En su libro ‘La España vacía’, Sergio del Molino dice que en España conviven dos realidades: la España urbana, asimilable a la europea, y la España rural y despoblada que no tiene nada que ver con la primera. Es más, afirma que la despoblación es una característica propia de nuestro país que no se repite en ningún otro del entorno europeo.

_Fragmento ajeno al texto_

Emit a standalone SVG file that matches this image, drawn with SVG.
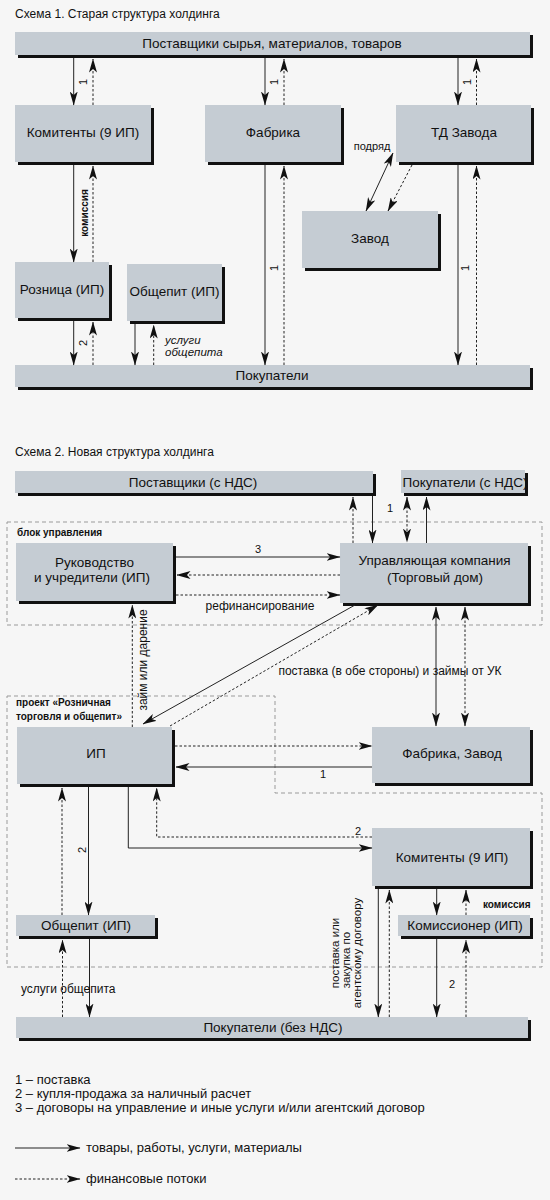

Él incluye en esa España vacía a las dos Castillas, Extremadura, Aragón y La Rioja: cinco comunidades que ocupan el 53% del territorio y acogen sólo al 15% de la población. Según explica Del Molino, no es un fenómeno nuevo –si acaso solo se ha acentuado en las últimas décadas–, sino una realidad histórica y geográfica, una España “que nunca estuvo llena”. Se trata, según el autor, “de un desequilibrio añejo y estructural, que ni el progreso ni la riqueza han corregido, y que hace de España, en muchos aspectos, un país raro en la normalidad europea”.
Si le hacemos caso, los esfuerzos que se están haciendo por evitar la despoblación valen de poco porque es como luchar contra un destino que ya está escrito. Puede que sea verdad, pero duele ver cómo languidecen muchos de nuestros pueblos, cómo cierran comercios y otros negocios, cómo se van los jóvenes, cómo en muchas calles ya hay más casas vacías que habitadas. Y nadie en su sano juicio debería quedarse con los brazos cruzados.